Hermes managers John Leahy and David Stormont argue the next phase of a rally must be driven by a growth in company earnings.
“Small and mid caps have done incredibly well in the past year or so, however, earnings per share forecasts have barely gotten out of first gear. The performance of the market has come from a p/e expansion,” the managers of the Hermes UK Small & Mid Cap Companies fund explain.
“The question now is: ‘has the market gone too far’? We feel that some share prices are reflecting boom economic conditions whereas the economic recovery is likely to be more muted. The onus is now on earnings growth to come through in order to deliver further returns.”
Stefan Scheurer, senior capital markets analyst at Allianz Global Investors, points to two factors for performance of small caps. “On the one hand, many small caps are still in a growth stage.
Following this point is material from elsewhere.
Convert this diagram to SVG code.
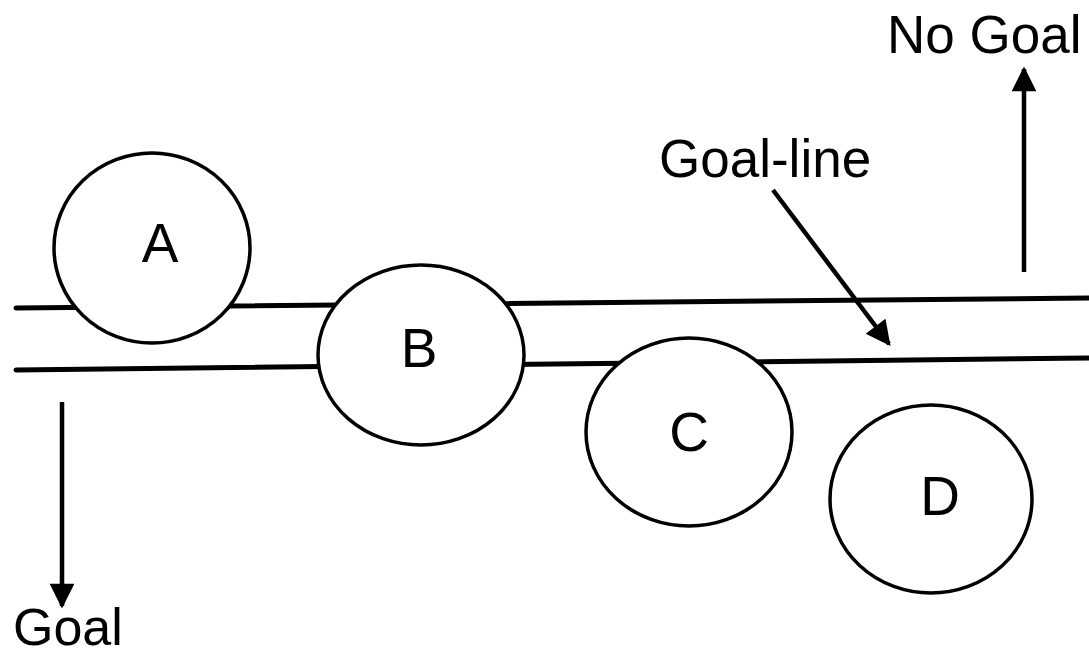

This results in a greater increase in profits and share prices. Investors are thus rewarded for the greater risk inherent in small caps,” he says.
“On the other hand, however, during crises and periods of heightened risk aversion, as investors flee, small caps underperform large caps. One reason for this is the lower liquidity of small caps because of their lower market capitalisations. That is what we saw when Lehman collapsed and during the eurozone government debt crisis.”
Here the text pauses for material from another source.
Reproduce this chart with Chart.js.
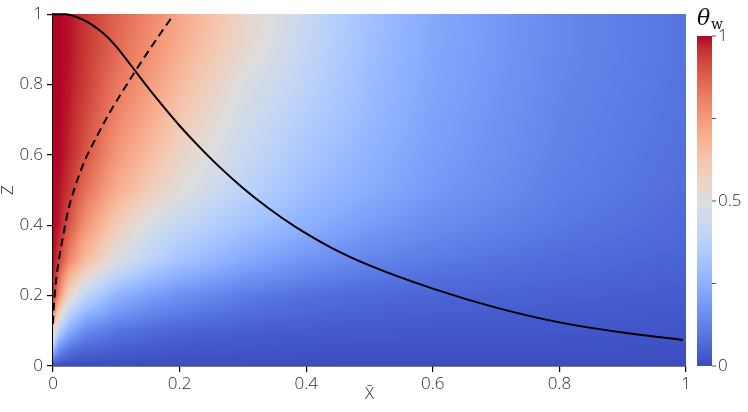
<!DOCTYPE html>
<html>
<head>
<meta charset="utf-8">
<script src="https://cdn.jsdelivr.net/npm/chart.js@4.4.1/dist/chart.umd.min.js"></script>
<style>
  html, body { margin: 0; padding: 0; background: #fff; }
  #wrap { width: 748px; height: 412px; }
</style>
</head>
<body>
<div id="wrap"><canvas id="fieldChart" width="748" height="412"></canvas></div>
<script>
// field samples (rows go with gridZ, columns with gridX)
var gridX = [0, 0.01, 0.025, 0.05, 0.1, 0.15, 0.2, 0.3, 0.4, 0.5, 0.6, 0.8, 1.0];
var gridZ = [0, 0.05, 0.1, 0.2, 0.3, 0.4, 0.5, 0.6, 0.7, 0.8, 0.9, 1.0];
var thetaRows = [
  [0, 0, 0, 0, 0, 0, 0, 0, 0, 0, 0, 0, 0],
  [0.3, 0.16, 0.1, 0.065, 0.045, 0.035, 0.028, 0.022, 0.018, 0.015, 0.013, 0.011, 0.01],
  [0.6, 0.36, 0.24, 0.15, 0.095, 0.07, 0.055, 0.042, 0.035, 0.03, 0.028, 0.024, 0.02],
  [0.97, 0.77, 0.55, 0.4, 0.26, 0.2, 0.16, 0.11, 0.08, 0.065, 0.055, 0.045, 0.035],
  [1, 0.93, 0.8, 0.66, 0.49, 0.39, 0.32, 0.23, 0.17, 0.13, 0.105, 0.072, 0.05],
  [1, 0.98, 0.9, 0.77, 0.6, 0.48, 0.41, 0.32, 0.25, 0.19, 0.15, 0.1, 0.065],
  [1, 0.99, 0.95, 0.85, 0.7, 0.6, 0.51, 0.39, 0.3, 0.24, 0.185, 0.115, 0.075],
  [1, 1, 0.97, 0.9, 0.76, 0.66, 0.56, 0.43, 0.33, 0.26, 0.2, 0.125, 0.08],
  [1, 1, 0.98, 0.92, 0.8, 0.71, 0.61, 0.46, 0.36, 0.28, 0.21, 0.13, 0.085],
  [1, 1, 0.985, 0.94, 0.83, 0.75, 0.66, 0.49, 0.39, 0.29, 0.22, 0.135, 0.088],
  [1, 1, 0.99, 0.95, 0.86, 0.78, 0.7, 0.54, 0.41, 0.3, 0.225, 0.14, 0.09],
  [1, 1, 0.99, 0.95, 0.87, 0.8, 0.72, 0.56, 0.42, 0.31, 0.23, 0.14, 0.09]
];

// solid curve
var solidX = [0, 0.02, 0.04, 0.06, 0.08, 0.1, 0.12, 0.14, 0.16, 0.18, 0.2, 0.23, 0.26, 0.3, 0.34, 0.38, 0.44, 0.5, 0.6, 0.7, 0.8, 0.9, 0.995];
var solidZ = [1, 1, 0.99, 0.972, 0.945, 0.908, 0.862, 0.815, 0.769, 0.725, 0.683, 0.625, 0.571, 0.506, 0.449, 0.399, 0.336, 0.286, 0.22, 0.166, 0.124, 0.095, 0.074];

// dashed curve
var dashedX = [0, 0.001, 0.003, 0.006, 0.01, 0.016, 0.025, 0.035, 0.05, 0.07, 0.09, 0.11, 0.13, 0.15, 0.17, 0.19];
var dashedZ = [0.12, 0.16, 0.21, 0.26, 0.31, 0.37, 0.45, 0.51, 0.583, 0.655, 0.722, 0.781, 0.838, 0.893, 0.946, 0.997];

var xTicks = [0, 0.2, 0.4, 0.6, 0.8, 1];
var zTicks = [0, 0.2, 0.4, 0.6, 0.8, 1];
var barTicks = [0, 0.25, 0.5, 0.75, 1];
var barLabels = ["0", "", "0.5", "", "1"];

// coolwarm colour map
var coolwarm = [
  [59,76,192],[68,90,204],[77,104,215],[87,117,225],[98,130,234],[108,142,241],
  [119,154,247],[130,165,251],[141,176,254],[152,185,255],[163,194,255],[174,201,253],
  [184,208,249],[194,213,244],[204,217,238],[213,219,230],[221,221,221],[229,216,209],
  [236,211,197],[241,204,185],[245,196,173],[247,187,160],[247,177,148],[247,166,135],
  [244,154,123],[241,141,111],[236,127,99],[229,112,88],[222,96,77],[213,80,66],
  [203,62,56],[192,40,47],[180,4,38]
];

function colorFor(v) {
  v = Math.max(0, Math.min(1, v));
  var t = v * (coolwarm.length - 1);
  var i = Math.min(Math.floor(t), coolwarm.length - 2);
  var f = t - i, a = coolwarm[i], b = coolwarm[i + 1];
  return [a[0] + (b[0] - a[0]) * f, a[1] + (b[1] - a[1]) * f, a[2] + (b[2] - a[2]) * f];
}

function findCell(arr, v) {
  if (v <= arr[0]) return 0;
  for (var i = 0; i < arr.length - 1; i++) {
    if (v <= arr[i + 1]) return i;
  }
  return arr.length - 2;
}

function sampleField(x, z) {
  var i = findCell(gridX, x), j = findCell(gridZ, z);
  var fx = (x - gridX[i]) / (gridX[i + 1] - gridX[i]);
  var fz = (z - gridZ[j]) / (gridZ[j + 1] - gridZ[j]);
  fx = Math.max(0, Math.min(1, fx));
  fz = Math.max(0, Math.min(1, fz));
  var v00 = thetaRows[j][i], v10 = thetaRows[j][i + 1];
  var v01 = thetaRows[j + 1][i], v11 = thetaRows[j + 1][i + 1];
  return (v00 * (1 - fx) + v10 * fx) * (1 - fz) + (v01 * (1 - fx) + v11 * fx) * fz;
}

function toPoints(xs, zs) {
  return xs.map(function (x, k) { return { x: x, y: zs[k] }; });
}

var labelFont = { family: "'Open Sans', sans-serif", size: 17, weight: "300" };
var textColor = "#2b2b2b";

var heatmapPlugin = {
  id: "heatmap",
  beforeDatasetsDraw: function (chart) {
    var area = chart.chartArea, xs = chart.scales.x, ys = chart.scales.y;
    var left = Math.round(area.left), top = Math.round(area.top);
    var w = Math.round(area.right) - left, h = Math.round(area.bottom) - top;
    var off = document.createElement("canvas");
    off.width = w; off.height = h;
    var octx = off.getContext("2d");
    var img = octx.createImageData(w, h);
    for (var r = 0; r < h; r++) {
      var z = ys.getValueForPixel(top + r + 0.5);
      for (var c = 0; c < w; c++) {
        var x = xs.getValueForPixel(left + c + 0.5);
        var col = colorFor(sampleField(x, z));
        var p = (r * w + c) * 4;
        img.data[p] = col[0]; img.data[p + 1] = col[1]; img.data[p + 2] = col[2]; img.data[p + 3] = 255;
      }
    }
    octx.putImageData(img, 0, 0);
    chart.ctx.drawImage(off, left, top);
  }
};

var colorbarPlugin = {
  id: "colorbar",
  afterDraw: function (chart) {
    var ctx = chart.ctx;
    var bx = 697, bw = 15, by0 = 366, by1 = 36;
    ctx.save();
    for (var y = by1; y < by0; y++) {
      var col = colorFor((by0 - y - 0.5) / (by0 - by1));
      ctx.fillStyle = "rgb(" + col.map(Math.round).join(",") + ")";
      ctx.fillRect(bx, y, bw, 1);
    }
    ctx.strokeStyle = "#555";
    ctx.lineWidth = 1;
    ctx.fillStyle = textColor;
    ctx.font = "300 17px 'Open Sans', sans-serif";
    ctx.textBaseline = "middle";
    ctx.textAlign = "left";
    barTicks.forEach(function (t, k) {
      var y = by0 - t * (by0 - by1);
      ctx.beginPath();
      ctx.moveTo(bx + bw, y);
      ctx.lineTo(bx + bw + 4, y);
      ctx.stroke();
      if (barLabels[k]) ctx.fillText(barLabels[k], bx + bw + 6, y);
    });
    ctx.font = "italic 22px 'DejaVu Serif', serif";
    ctx.textBaseline = "alphabetic";
    ctx.fillStyle = "#111";
    ctx.fillText("\u03b8", 697, 25);
    ctx.font = "14px 'DejaVu Serif', serif";
    ctx.fillText("w", 711, 29);
    ctx.restore();
  }
};

new Chart(document.getElementById("fieldChart"), {
  type: "scatter",
  data: {
    datasets: [
      {
        label: "solid",
        data: toPoints(solidX, solidZ),
        showLine: true,
        borderColor: "#000",
        borderWidth: 2,
        pointRadius: 0,
        cubicInterpolationMode: "monotone",
        clip: 4
      },
      {
        label: "dashed",
        data: toPoints(dashedX, dashedZ),
        showLine: true,
        borderColor: "#000",
        borderWidth: 2,
        borderDash: [8, 5],
        pointRadius: 0,
        cubicInterpolationMode: "monotone",
        clip: 4
      }
    ]
  },
  options: {
    responsive: false,
    animation: false,
    events: [],
    layout: { padding: { left: 0, top: 9, right: 62, bottom: 0 } },
    plugins: { legend: { display: false }, tooltip: { enabled: false } },
    scales: {
      x: {
        type: "linear",
        min: 0,
        max: 1,
        afterBuildTicks: function (s) { s.ticks = xTicks.map(function (v) { return { value: v }; }); },
        afterFit: function (s) { s.height = 46; },
        ticks: { color: textColor, font: labelFont, padding: 2, maxRotation: 0, callback: function (v) { return String(v); } },
        grid: { drawOnChartArea: false, tickLength: 6, color: "#000", lineWidth: 1.2 },
        border: { color: "#000", width: 1.5 },
        title: { display: true, text: "X\u0304", color: textColor, font: labelFont, padding: { top: 0, bottom: 8 } }
      },
      y: {
        type: "linear",
        min: 0,
        max: 1,
        afterBuildTicks: function (s) { s.ticks = zTicks.map(function (v) { return { value: v }; }); },
        afterFit: function (s) { s.width = 53; },
        ticks: { color: textColor, font: labelFont, padding: 4, callback: function (v) { return String(v); } },
        grid: { drawOnChartArea: false, tickLength: 6, color: "#000", lineWidth: 1.2 },
        border: { color: "#000", width: 1.5 },
        title: { display: true, text: "Z\u0304", color: textColor, font: { family: labelFont.family, size: 17, weight: "300", lineHeight: 1 }, padding: { top: 0, bottom: 0 } }
      }
    }
  },
  plugins: [heatmapPlugin, colorbarPlugin]
});
</script>
</body>
</html>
The FTSE AIM index, however, has not performed as well. In fact, it has lagged the FTSE All-Share index by almost four percentage points in the past 12 months to November 20.
Jonathan Gain, chief executive at Stellar Asset Management, says: “Many AIM companies have tremendous potential but also greater volatility than, for instance, the FTSE 100. Specialist expertise is therefore ideally required to find the stocks with the most attractive risk/return characteristics.”
Richard Power, head of the smaller companies team at Octopus, agrees: “The AIM includes a number of the most dynamic smaller companies in the UK. Compared with larger FTSE companies, which are covered by many analysts and attract greater investor attention, smaller companies can offer significant value and potential for earnings growth through careful stockpicking.”
Since August, AIM shares have been allowed in an Isa and, together with the income and capital gains tax exemption of an Isa, investors can reduce the value of their potential IHT liabilities while also seeking capital growth.
“AIM shares are now one of the most tax-advantaged of all investments since the majority of them benefit from Business Relief or Business Property Relief. This means that qualifying shares are IHT-exempt once they have been held for two years. Importantly, it also leaves investors with access to income and capital should they need it in the future,” Mr Gain adds.